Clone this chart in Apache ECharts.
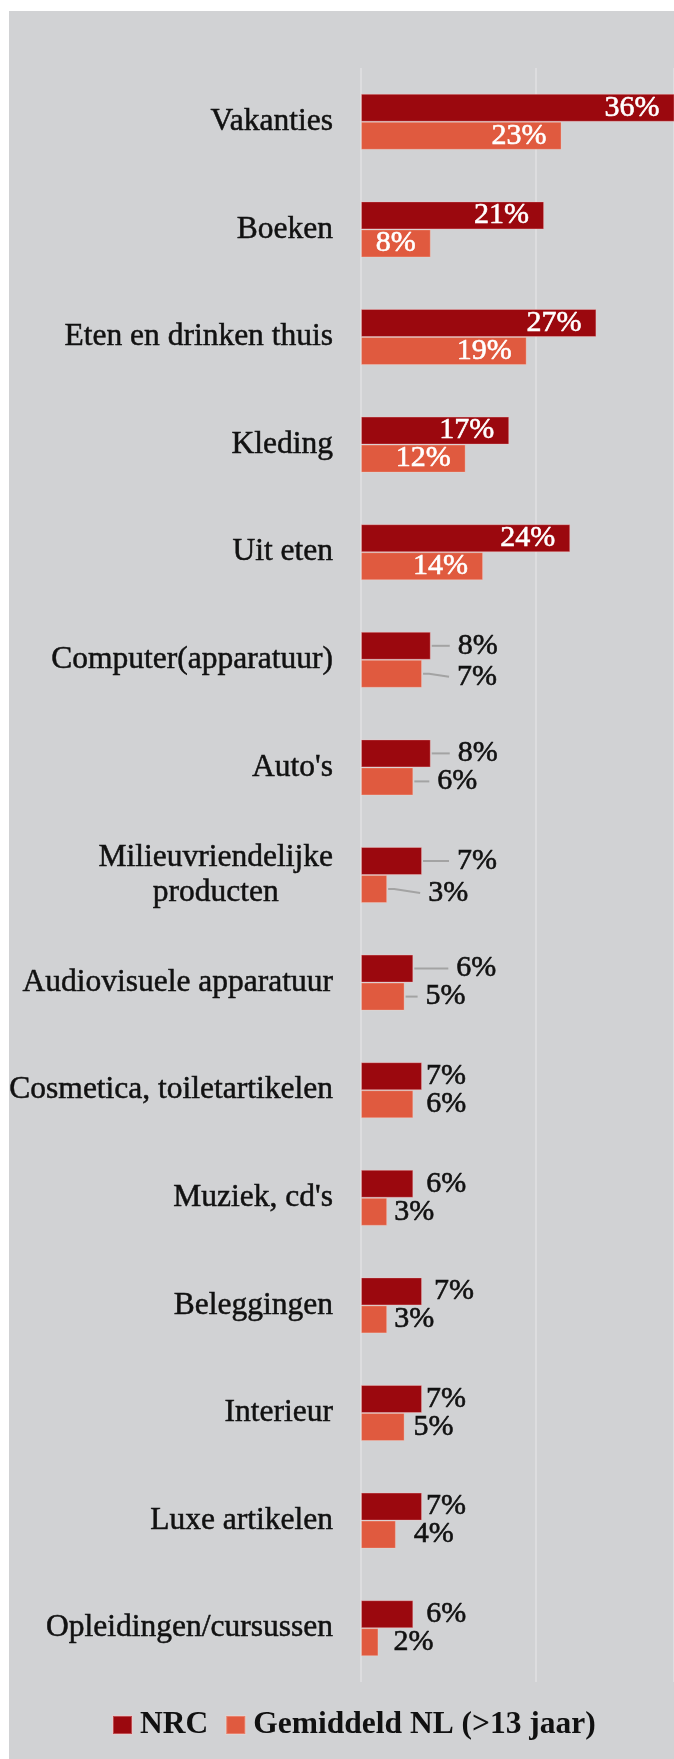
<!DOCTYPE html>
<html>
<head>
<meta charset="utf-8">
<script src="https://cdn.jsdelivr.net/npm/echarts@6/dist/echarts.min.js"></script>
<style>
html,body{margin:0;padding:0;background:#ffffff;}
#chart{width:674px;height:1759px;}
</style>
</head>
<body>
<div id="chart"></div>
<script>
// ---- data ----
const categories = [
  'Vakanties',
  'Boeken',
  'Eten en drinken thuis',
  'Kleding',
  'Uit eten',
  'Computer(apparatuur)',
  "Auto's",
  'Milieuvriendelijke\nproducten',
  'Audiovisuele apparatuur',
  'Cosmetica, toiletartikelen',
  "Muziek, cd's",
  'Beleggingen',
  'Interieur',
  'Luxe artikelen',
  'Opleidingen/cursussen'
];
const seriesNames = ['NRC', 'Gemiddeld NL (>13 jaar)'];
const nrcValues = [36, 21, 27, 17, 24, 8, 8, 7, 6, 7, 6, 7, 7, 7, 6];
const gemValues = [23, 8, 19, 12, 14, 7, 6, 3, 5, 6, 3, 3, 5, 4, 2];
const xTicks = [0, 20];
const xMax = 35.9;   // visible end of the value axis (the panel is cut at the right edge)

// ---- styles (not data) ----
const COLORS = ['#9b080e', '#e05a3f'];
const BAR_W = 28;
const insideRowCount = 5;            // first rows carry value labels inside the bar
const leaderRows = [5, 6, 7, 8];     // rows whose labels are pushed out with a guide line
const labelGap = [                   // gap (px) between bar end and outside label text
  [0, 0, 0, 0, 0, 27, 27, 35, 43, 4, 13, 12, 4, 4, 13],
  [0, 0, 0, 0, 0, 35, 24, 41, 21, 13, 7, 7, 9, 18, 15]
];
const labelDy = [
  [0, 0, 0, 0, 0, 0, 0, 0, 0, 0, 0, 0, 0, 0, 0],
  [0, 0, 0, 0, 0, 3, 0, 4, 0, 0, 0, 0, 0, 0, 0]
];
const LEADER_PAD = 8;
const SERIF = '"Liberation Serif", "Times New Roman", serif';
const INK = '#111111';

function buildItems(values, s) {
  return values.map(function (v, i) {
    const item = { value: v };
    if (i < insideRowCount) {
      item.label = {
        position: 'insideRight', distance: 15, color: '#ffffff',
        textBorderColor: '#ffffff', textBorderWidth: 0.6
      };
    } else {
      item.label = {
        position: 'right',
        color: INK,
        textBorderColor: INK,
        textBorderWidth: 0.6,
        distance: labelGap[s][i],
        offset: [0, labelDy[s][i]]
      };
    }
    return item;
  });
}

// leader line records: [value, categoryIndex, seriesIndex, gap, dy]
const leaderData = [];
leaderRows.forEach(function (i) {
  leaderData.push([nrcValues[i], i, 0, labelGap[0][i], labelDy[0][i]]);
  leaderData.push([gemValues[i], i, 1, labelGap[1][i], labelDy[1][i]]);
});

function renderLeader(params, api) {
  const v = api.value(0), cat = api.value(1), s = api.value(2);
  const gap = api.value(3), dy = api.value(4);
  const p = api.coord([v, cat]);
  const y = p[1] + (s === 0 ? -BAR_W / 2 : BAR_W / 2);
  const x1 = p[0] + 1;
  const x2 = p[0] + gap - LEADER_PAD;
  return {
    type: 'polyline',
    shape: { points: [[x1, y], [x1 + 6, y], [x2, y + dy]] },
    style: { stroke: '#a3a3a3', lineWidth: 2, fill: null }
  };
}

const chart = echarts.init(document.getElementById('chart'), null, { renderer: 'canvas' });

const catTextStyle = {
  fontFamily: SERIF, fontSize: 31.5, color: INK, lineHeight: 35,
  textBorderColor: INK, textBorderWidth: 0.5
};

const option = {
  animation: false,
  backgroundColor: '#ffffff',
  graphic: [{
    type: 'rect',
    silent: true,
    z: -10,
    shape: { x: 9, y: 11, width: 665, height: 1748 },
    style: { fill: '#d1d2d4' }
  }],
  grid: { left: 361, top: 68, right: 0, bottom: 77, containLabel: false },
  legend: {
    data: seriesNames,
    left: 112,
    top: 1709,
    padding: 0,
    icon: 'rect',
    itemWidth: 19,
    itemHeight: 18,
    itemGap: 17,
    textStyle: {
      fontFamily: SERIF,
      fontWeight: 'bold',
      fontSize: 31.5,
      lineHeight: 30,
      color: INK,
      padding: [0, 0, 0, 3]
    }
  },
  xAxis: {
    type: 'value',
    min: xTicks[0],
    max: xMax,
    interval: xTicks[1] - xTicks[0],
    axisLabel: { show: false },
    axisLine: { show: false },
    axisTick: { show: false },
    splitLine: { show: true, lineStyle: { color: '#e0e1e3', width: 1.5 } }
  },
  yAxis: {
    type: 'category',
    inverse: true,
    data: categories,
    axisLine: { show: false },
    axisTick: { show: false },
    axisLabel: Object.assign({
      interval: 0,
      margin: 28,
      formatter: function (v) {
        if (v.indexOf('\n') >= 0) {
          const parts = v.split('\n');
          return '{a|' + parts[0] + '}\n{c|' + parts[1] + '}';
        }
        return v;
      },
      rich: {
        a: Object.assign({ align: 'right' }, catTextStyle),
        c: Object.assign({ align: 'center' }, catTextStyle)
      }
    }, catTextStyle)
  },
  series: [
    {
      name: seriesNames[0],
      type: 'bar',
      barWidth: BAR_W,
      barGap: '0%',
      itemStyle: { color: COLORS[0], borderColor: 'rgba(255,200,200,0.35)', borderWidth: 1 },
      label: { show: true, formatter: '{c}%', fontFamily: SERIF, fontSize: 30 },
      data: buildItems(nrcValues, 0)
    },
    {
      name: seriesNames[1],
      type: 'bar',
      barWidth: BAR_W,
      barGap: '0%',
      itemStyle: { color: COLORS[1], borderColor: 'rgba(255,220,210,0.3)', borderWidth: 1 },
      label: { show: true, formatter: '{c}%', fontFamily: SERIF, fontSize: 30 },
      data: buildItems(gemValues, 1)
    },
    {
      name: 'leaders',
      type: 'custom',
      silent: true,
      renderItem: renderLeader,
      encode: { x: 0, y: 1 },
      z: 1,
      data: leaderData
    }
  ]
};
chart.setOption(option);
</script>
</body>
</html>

★ ★ ★ ★

## Required work
Quote the material word for word, dropping any images it holds.

## Solution
Clone this chart in Apache ECharts.
<!DOCTYPE html>
<html>
<head>
<meta charset="utf-8">
<script src="https://cdn.jsdelivr.net/npm/echarts@6/dist/echarts.min.js"></script>
<style>
html,body{margin:0;padding:0;background:#ffffff;}
#chart{width:674px;height:1759px;}
</style>
</head>
<body>
<div id="chart"></div>
<script>
// ---- data ----
const categories = [
  'Vakanties',
  'Boeken',
  'Eten en drinken thuis',
  'Kleding',
  'Uit eten',
  'Computer(apparatuur)',
  "Auto's",
  'Milieuvriendelijke\nproducten',
  'Audiovisuele apparatuur',
  'Cosmetica, toiletartikelen',
  "Muziek, cd's",
  'Beleggingen',
  'Interieur',
  'Luxe artikelen',
  'Opleidingen/cursussen'
];
const seriesNames = ['NRC', 'Gemiddeld NL (>13 jaar)'];
const nrcValues = [36, 21, 27, 17, 24, 8, 8, 7, 6, 7, 6, 7, 7, 7, 6];
const gemValues = [23, 8, 19, 12, 14, 7, 6, 3, 5, 6, 3, 3, 5, 4, 2];
const xTicks = [0, 20];
const xMax = 35.9;   // visible end of the value axis (the panel is cut at the right edge)

// ---- styles (not data) ----
const COLORS = ['#9b080e', '#e05a3f'];
const BAR_W = 28;
const insideRowCount = 5;            // first rows carry value labels inside the bar
const leaderRows = [5, 6, 7, 8];     // rows whose labels are pushed out with a guide line
const labelGap = [                   // gap (px) between bar end and outside label text
  [0, 0, 0, 0, 0, 27, 27, 35, 43, 4, 13, 12, 4, 4, 13],
  [0, 0, 0, 0, 0, 35, 24, 41, 21, 13, 7, 7, 9, 18, 15]
];
const labelDy = [
  [0, 0, 0, 0, 0, 0, 0, 0, 0, 0, 0, 0, 0, 0, 0],
  [0, 0, 0, 0, 0, 3, 0, 4, 0, 0, 0, 0, 0, 0, 0]
];
const LEADER_PAD = 8;
const SERIF = '"Liberation Serif", "Times New Roman", serif';
const INK = '#111111';

function buildItems(values, s) {
  return values.map(function (v, i) {
    const item = { value: v };
    if (i < insideRowCount) {
      item.label = {
        position: 'insideRight', distance: 15, color: '#ffffff',
        textBorderColor: '#ffffff', textBorderWidth: 0.6
      };
    } else {
      item.label = {
        position: 'right',
        color: INK,
        textBorderColor: INK,
        textBorderWidth: 0.6,
        distance: labelGap[s][i],
        offset: [0, labelDy[s][i]]
      };
    }
    return item;
  });
}

// leader line records: [value, categoryIndex, seriesIndex, gap, dy]
const leaderData = [];
leaderRows.forEach(function (i) {
  leaderData.push([nrcValues[i], i, 0, labelGap[0][i], labelDy[0][i]]);
  leaderData.push([gemValues[i], i, 1, labelGap[1][i], labelDy[1][i]]);
});

function renderLeader(params, api) {
  const v = api.value(0), cat = api.value(1), s = api.value(2);
  const gap = api.value(3), dy = api.value(4);
  const p = api.coord([v, cat]);
  const y = p[1] + (s === 0 ? -BAR_W / 2 : BAR_W / 2);
  const x1 = p[0] + 1;
  const x2 = p[0] + gap - LEADER_PAD;
  return {
    type: 'polyline',
    shape: { points: [[x1, y], [x1 + 6, y], [x2, y + dy]] },
    style: { stroke: '#a3a3a3', lineWidth: 2, fill: null }
  };
}

const chart = echarts.init(document.getElementById('chart'), null, { renderer: 'canvas' });

const catTextStyle = {
  fontFamily: SERIF, fontSize: 31.5, color: INK, lineHeight: 35,
  textBorderColor: INK, textBorderWidth: 0.5
};

const option = {
  animation: false,
  backgroundColor: '#ffffff',
  graphic: [{
    type: 'rect',
    silent: true,
    z: -10,
    shape: { x: 9, y: 11, width: 665, height: 1748 },
    style: { fill: '#d1d2d4' }
  }],
  grid: { left: 361, top: 68, right: 0, bottom: 77, containLabel: false },
  legend: {
    data: seriesNames,
    left: 112,
    top: 1709,
    padding: 0,
    icon: 'rect',
    itemWidth: 19,
    itemHeight: 18,
    itemGap: 17,
    textStyle: {
      fontFamily: SERIF,
      fontWeight: 'bold',
      fontSize: 31.5,
      lineHeight: 30,
      color: INK,
      padding: [0, 0, 0, 3]
    }
  },
  xAxis: {
    type: 'value',
    min: xTicks[0],
    max: xMax,
    interval: xTicks[1] - xTicks[0],
    axisLabel: { show: false },
    axisLine: { show: false },
    axisTick: { show: false },
    splitLine: { show: true, lineStyle: { color: '#e0e1e3', width: 1.5 } }
  },
  yAxis: {
    type: 'category',
    inverse: true,
    data: categories,
    axisLine: { show: false },
    axisTick: { show: false },
    axisLabel: Object.assign({
      interval: 0,
      margin: 28,
      formatter: function (v) {
        if (v.indexOf('\n') >= 0) {
          const parts = v.split('\n');
          return '{a|' + parts[0] + '}\n{c|' + parts[1] + '}';
        }
        return v;
      },
      rich: {
        a: Object.assign({ align: 'right' }, catTextStyle),
        c: Object.assign({ align: 'center' }, catTextStyle)
      }
    }, catTextStyle)
  },
  series: [
    {
      name: seriesNames[0],
      type: 'bar',
      barWidth: BAR_W,
      barGap: '0%',
      itemStyle: { color: COLORS[0], borderColor: 'rgba(255,200,200,0.35)', borderWidth: 1 },
      label: { show: true, formatter: '{c}%', fontFamily: SERIF, fontSize: 30 },
      data: buildItems(nrcValues, 0)
    },
    {
      name: seriesNames[1],
      type: 'bar',
      barWidth: BAR_W,
      barGap: '0%',
      itemStyle: { color: COLORS[1], borderColor: 'rgba(255,220,210,0.3)', borderWidth: 1 },
      label: { show: true, formatter: '{c}%', fontFamily: SERIF, fontSize: 30 },
      data: buildItems(gemValues, 1)
    },
    {
      name: 'leaders',
      type: 'custom',
      silent: true,
      renderItem: renderLeader,
      encode: { x: 0, y: 1 },
      z: 1,
      data: leaderData
    }
  ]
};
chart.setOption(option);
</script>
</body>
</html>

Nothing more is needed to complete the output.